This post is by Carolyn Bennett, the 2018-2019 Library of Congress Teacher in Residence.
Public music education has a rich history in the United States. From community-based singing schools to the dawn of public music education to the present day: familiar strains of technique, pedagogy, and advocacy sound a consistent refrain through the ages. In March, the National Association for Music Education celebrates Music In Our Schools Month – an opportunity to reflect on music education’s rich heritage and work toward its promising future. What can primary sources reveal about the legacy of music in our schools?
Throughout the nineteenth century, singing schools supported building music skills for community singing in church and home. Communities took pride in music literacy. Students might read this story of an itinerant singing-master’s visit and then reflect on the reasons communities valued such schools.
This 1889 singing-school round builds skills that are still relevant to singers today.

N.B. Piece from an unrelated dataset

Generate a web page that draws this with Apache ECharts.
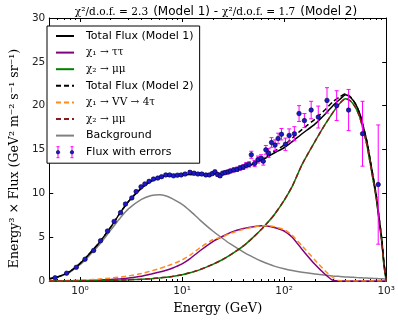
<!DOCTYPE html>
<html><head><meta charset="utf-8">
<script src="https://cdn.jsdelivr.net/npm/echarts@6/dist/echarts.min.js"></script>
<style>html,body{margin:0;padding:0;background:#fff}#c{width:398px;height:320px}</style>
</head><body><div id="c"></div>
<script>
// ---- data ----
const energy = [0.5,0.6,0.7,0.8,1,1.2,1.5,2,2.5,3,4,5,6,7,8,10,12,15,20,25,30,40,50,60,70,80,100,120,150,200,250,300,350,400,450,500,550,600,650,700,750,800,850,900,950,1000];
const totalModel1 = [0.25,0.45,0.75,1.1,2.0,2.95,4.2,6.15,7.85,9.1,10.6,11.4,11.8,12.0,12.05,12.1,12.15,12.15,12.2,12.3,12.45,12.9,13.35,13.8,14.2,14.6,15.2,15.9,16.8,17.9,19.0,20.0,20.7,21.25,20.9,20.2,19.1,17.5,15.8,13.65,11.65,9.7,7.3,5.0,2.05,0.2];
const chi1TauTau = [0.01,0.015,0.02,0.03,0.05,0.07,0.11,0.18,0.26,0.35,0.55,0.8,1.02,1.22,1.45,1.95,2.55,3.45,4.5,5.1,5.55,6.0,6.2,6.3,6.25,6.1,5.7,5.0,3.6,1.9,0.8,0.08,0,0,0,0,0,0,0,0,0,0,0,0,0,0];
const chi2MuMu = [0,0.003,0.005,0.008,0.015,0.025,0.04,0.07,0.1,0.13,0.2,0.27,0.35,0.43,0.52,0.72,0.95,1.3,1.9,2.45,3.0,4.0,5.0,5.9,6.75,7.55,9.2,10.8,13.3,15.9,17.8,19.2,20.25,20.8,20.5,19.8,18.7,17.1,15.4,13.3,11.3,9.4,7.0,4.7,1.8,0];
const totalModel2 = [0.25,0.45,0.75,1.1,2.0,2.95,4.2,6.15,7.85,9.1,10.6,11.4,11.8,12.0,12.05,12.1,12.15,12.2,12.25,12.35,12.5,12.95,13.45,13.9,14.35,14.8,15.5,16.3,17.3,18.45,19.5,20.45,21.0,21.35,20.95,20.2,19.1,17.5,15.8,13.65,11.65,9.7,7.3,5.0,2.05,0.2];
const chi1VV4Tau = [0.02,0.03,0.04,0.06,0.1,0.14,0.21,0.33,0.45,0.58,0.85,1.15,1.42,1.68,1.92,2.4,2.95,3.8,4.7,5.05,5.45,5.9,6.15,6.3,6.3,6.2,5.85,5.2,4.0,2.4,1.2,0.4,0.02,0,0,0,0,0,0,0,0,0,0,0,0,0];
const chi2MuMuModel2 = [0,0.003,0.005,0.008,0.015,0.025,0.04,0.07,0.1,0.13,0.2,0.27,0.35,0.43,0.52,0.72,0.95,1.3,1.9,2.45,3.0,4.0,5.0,5.9,6.75,7.55,9.2,10.8,13.3,15.9,17.8,19.2,20.25,20.8,20.5,19.8,18.7,17.1,15.4,13.3,11.3,9.4,7.0,4.7,1.8,0];
const background = [0.22,0.42,0.7,1.02,1.85,2.75,3.95,5.8,7.25,8.25,9.3,9.75,9.85,9.7,9.4,8.75,8.0,6.95,5.7,4.85,4.2,3.3,2.7,2.25,1.95,1.7,1.4,1.2,1.0,0.8,0.68,0.58,0.52,0.47,0.43,0.4,0.37,0.35,0.33,0.31,0.29,0.28,0.27,0.25,0.24,0.23];

const pointEnergy = [0.57,0.74,0.92,1.12,1.36,1.59,1.86,2.16,2.5,2.79,3.22,3.55,3.96,4.32,4.75,5.25,5.78,6.3,6.93,7.56,8.25,9.0,9.8,10.7,11.95,13.1,14.3,15.6,17.1,18.5,19.8,21.0,22.3,23.6,25.0,26.5,28.2,29.8,32.1,34.6,37.1,39.8,42.5,45.4,47.7,51.4,55.4,59.4,62.5,66.2,70.4,75.2,81.5,87.3,94.2,103,112,126,140,158,184,216,263,327,428,586,835];
const pointFlux = [0.37,0.89,1.56,2.48,3.48,4.6,5.7,6.8,7.8,8.78,9.48,10.2,10.74,11.07,11.37,11.63,11.74,11.9,12.1,12.1,12.0,12.07,12.1,12.2,12.4,12.3,12.2,12.2,12.1,12.1,12.25,12.45,12.15,12.0,12.3,12.37,12.44,12.55,12.67,12.74,12.9,13.0,13.2,13.3,14.4,13.4,13.85,14.0,13.67,14.96,14.6,15.8,15.5,16.26,16.74,15.6,16.6,16.8,19.1,18.3,19.5,18.7,20.6,20.0,19.5,16.8,11.0];
const pointError = [0.03,0.04,0.05,0.06,0.07,0.08,0.09,0.1,0.1,0.1,0.1,0.1,0.1,0.1,0.1,0.1,0.1,0.12,0.12,0.12,0.12,0.12,0.13,0.13,0.15,0.15,0.15,0.15,0.16,0.17,0.18,0.18,0.2,0.2,0.2,0.2,0.22,0.22,0.24,0.25,0.26,0.28,0.3,0.3,0.4,0.35,0.4,0.4,0.45,0.5,0.5,0.55,0.6,0.6,0.65,0.7,0.75,0.8,0.9,0.8,1.0,1.25,1.45,1.7,2.35,3.7,6.8];

const xMajorTicks = [1,10,100,1000];
const xTickLabels = ['10⁰','10¹','10²','10³'];
const xMinorTicks = [0.6,0.7,0.8,0.9,2,3,4,5,6,7,8,9,20,30,40,50,60,70,80,90,200,300,400,500,600,700,800,900];
const yMin = 0, yMax = 30, yStep = 5;

const legendNames = ['Total Flux (Model 1)','χ₁ → ττ','χ₂ → μμ','Total Flux (Model 2)','χ₁ → VV → 4τ','χ₂ → μμ ','Background','Flux with errors'];
const titleText = '{m|χ²/d.o.f. = 2.3} {s|(Model 1) - }{m|χ²/d.o.f. = 1.7} {s|(Model 2)}';
const xName = 'Energy (GeV)';
const yName = 'Energy³ × Flux (GeV² m⁻² s⁻¹ sr⁻¹)';

// ---- chart ----
const pairs = arr => energy.map((e,i)=>[e,arr[i]]);
const X0 = 0.5, X1 = 1000;
const chart = echarts.init(document.getElementById('c'), null, {renderer:'canvas'});

function lineSeries(name, arr, color, dashed, z){
  return {type:'line', name, data:pairs(arr), symbol:'none', smooth:0.2, z:z||2,
    lineStyle:{color, width:1.5, type: dashed ? [5,3] : 'solid'}, itemStyle:{color}, animation:false};
}
const svgIcon = '<svg xmlns="http://www.w3.org/2000/svg" width="18" height="14" viewBox="0 0 18 14">'+
 '<path d="M2 1.5v11M0.5 1.5h3M0.5 12.5h3M16 1.5v11M14.5 1.5h3M14.5 12.5h3" stroke="#ff00ff" stroke-width="1" fill="none"/>'+
 '<circle cx="2" cy="7" r="1.8" fill="#1a1acc" stroke="#000033" stroke-width="0.5"/>'+
 '<circle cx="16" cy="7" r="1.8" fill="#1a1acc" stroke="#000033" stroke-width="0.5"/></svg>';

const xCommon = {type:'log', logBase:10, min:X0, max:X1, splitLine:{show:false}, gridIndex:0};
const richLeg = {m:{fontFamily:'DejaVu Serif', fontSize:10.5, color:'#000', lineHeight:14}, s:{fontFamily:'DejaVu Sans', fontSize:11, color:'#000', lineHeight:14}};
const option = {
  animation:false,
  backgroundColor:'#fff',
  title:{text:titleText, left:216, top:3, textAlign:'center', padding:0,
    textStyle:{fontWeight:'normal', rich:{m:{fontFamily:'DejaVu Serif', fontSize:10.6, fontWeight:'normal', color:'#000'}, s:{fontFamily:'DejaVu Sans', fontSize:12, fontWeight:'normal', color:'#000'}}}},
  grid:{left:43, right:7, top:18, bottom:32, containLabel:false},
  legend:{orient:'vertical', left:47, top:26, selectedMode:false,
    backgroundColor:'#fff', borderColor:'#000', borderWidth:1, borderRadius:0,
    padding:[3,6,4,8], itemWidth:18, itemHeight:14, itemGap:2.6,
    data: legendNames.map((n,i)=> i===7 ? {name:n, icon:'image://data:image/svg+xml;charset=utf-8,'+encodeURIComponent(svgIcon)} : {name:n, itemStyle:{opacity:0}}),
    formatter: n => n.startsWith('χ') ? '{m|'+n.trim()+'}' : '{s|'+n+'}',
    textStyle:{padding:[0,0,0,7], lineHeight:14, rich:richLeg}},
  xAxis:[
    Object.assign({}, xCommon, {position:'bottom', name:xName, nameLocation:'middle', nameGap:21,
      nameTextStyle:{fontFamily:'DejaVu Serif', fontSize:13, color:'#000'},
      axisLine:{show:true, lineStyle:{color:'#000', width:1}},
      axisTick:{show:true, inside:true, length:4, customValues:xMajorTicks, lineStyle:{color:'#000'}},
      axisLabel:{show:true, customValues:xMajorTicks, margin:5, fontFamily:'DejaVu Sans', fontSize:10.5, color:'#222',
        formatter: v => xTickLabels[xMajorTicks.indexOf(Math.pow(10, Math.round(Math.log10(v))))]}}),
    Object.assign({}, xCommon, {position:'bottom', axisLine:{show:false},
      axisTick:{show:true, inside:true, length:2, customValues:xMinorTicks, lineStyle:{color:'#000'}}, axisLabel:{show:false}}),
    Object.assign({}, xCommon, {position:'top', axisLine:{show:true, lineStyle:{color:'#000', width:1}},
      axisTick:{show:true, inside:true, length:4, customValues:xMajorTicks, lineStyle:{color:'#000'}}, axisLabel:{show:false}}),
    Object.assign({}, xCommon, {position:'top', axisLine:{show:false},
      axisTick:{show:true, inside:true, length:2, customValues:xMinorTicks, lineStyle:{color:'#000'}}, axisLabel:{show:false}})
  ],
  yAxis:[
    {type:'value', min:yMin, max:yMax, interval:yStep, position:'left', splitLine:{show:false},
      name:yName, nameLocation:'middle', nameGap:27,
      nameTextStyle:{fontFamily:'DejaVu Serif', fontSize:12.5, color:'#000', padding:[0,18,0,0]},
      axisLine:{show:true, lineStyle:{color:'#000', width:1}},
      axisTick:{show:true, inside:true, length:4, lineStyle:{color:'#000'}},
      axisLabel:{margin:4, fontFamily:'DejaVu Sans', fontSize:10.5, color:'#222'}},
    {type:'value', min:yMin, max:yMax, interval:yStep, position:'right', splitLine:{show:false},
      axisLine:{show:true, lineStyle:{color:'#000', width:1}},
      axisTick:{show:true, inside:true, length:4, lineStyle:{color:'#000'}},
      axisLabel:{show:false}}
  ],
  series:[
    lineSeries(legendNames[0], totalModel1, '#000000', false, 2),
    lineSeries(legendNames[1], chi1TauTau, '#800080', false, 2),
    lineSeries(legendNames[2], chi2MuMu, '#008000', false, 2),
    lineSeries(legendNames[3], totalModel2, '#000000', true, 2),
    lineSeries(legendNames[4], chi1VV4Tau, '#ff8c1a', true, 2),
    lineSeries(legendNames[5], chi2MuMuModel2, '#8b1a1a', true, 2),
    lineSeries(legendNames[6], background, '#808080', false, 1),
    {type:'custom', name:legendNames[7], z:3, silent:true, animation:false,
      data: pointEnergy.map((e,i)=>[e, pointFlux[i]-pointError[i], pointFlux[i]+pointError[i]]),
      encode:{x:0, y:[1,2]},
      itemStyle:{color:'#ff00ff'},
      renderItem:(params, api)=>{
        const lo = api.coord([api.value(0), api.value(1)]);
        const hi = api.coord([api.value(0), api.value(2)]);
        const w = 2, st = {stroke:'#ff00ff', lineWidth:1};
        return {type:'group', children:[
          {type:'line', shape:{x1:lo[0], y1:lo[1], x2:hi[0], y2:hi[1]}, style:st},
          {type:'line', shape:{x1:lo[0]-w, y1:lo[1], x2:lo[0]+w, y2:lo[1]}, style:st},
          {type:'line', shape:{x1:hi[0]-w, y1:hi[1], x2:hi[0]+w, y2:hi[1]}, style:st}
        ]};
      }},
    {type:'scatter', name:legendNames[7], z:4, animation:false,
      data: pointEnergy.map((e,i)=>[e, pointFlux[i]]),
      symbol:'circle', symbolSize:4.5,
      itemStyle:{color:'#1a1acc', borderColor:'#000033', borderWidth:0.6, opacity:1}}
  ]
};
chart.setOption(option);
</script>
</body></html>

When students examine the lyrics (or even better, sing the piece), what can they learn about long-ago students’ experiences in the singing school? What concepts and techniques do students still experience in the modern choral classroom?
Invite students to examine the piece’s cover. Why might Case have chosen these visual elements – including familiar musical forms, symbols, and terms – and the shape of the pyramid?
Within the cultural context of the singing school, Lowell Mason, George James Webb, and several other Boston musicians founded the Boston Academy of Music in 1833. Five years later, Mason and Webb published the Boston Glee Book for the express purpose of providing accessible, high-quality repertoire for singing schools.
Mason and Webb successfully advocated for the inclusion of vocal music in the Boston Public Schools curriculum, and in 1837 Lowell Mason became the first U.S. public-school music educator. He later shared his insights in “How Shall I Teach?”, advocating for high-quality music education in terms that ring true across content areas to this day:
It leads the pupil to depend upon his own powers, and keeps him ever in the way of investigation… As an indispensable requisite in all right teaching, it makes every thing pleasant and agreeable to the pupil; and it does this legitimately, by keeping him on the track of research and discovery, thus causing his gratification to be derived from the pursuit and attainment of knowledge.”
The tradition of advocating for public access to high quality music education continues today, through Music In Our Schools Month and the efforts of music educators and community stakeholders nationwide. Music education equips students to work together, express themselves, and even to change the world. In honor of Music In Our Schools Month, several March Teaching with the Library of Congress blog posts will highlight those who’ve changed the nation through music.
How will you continue the tradition of making music education accessible to all students?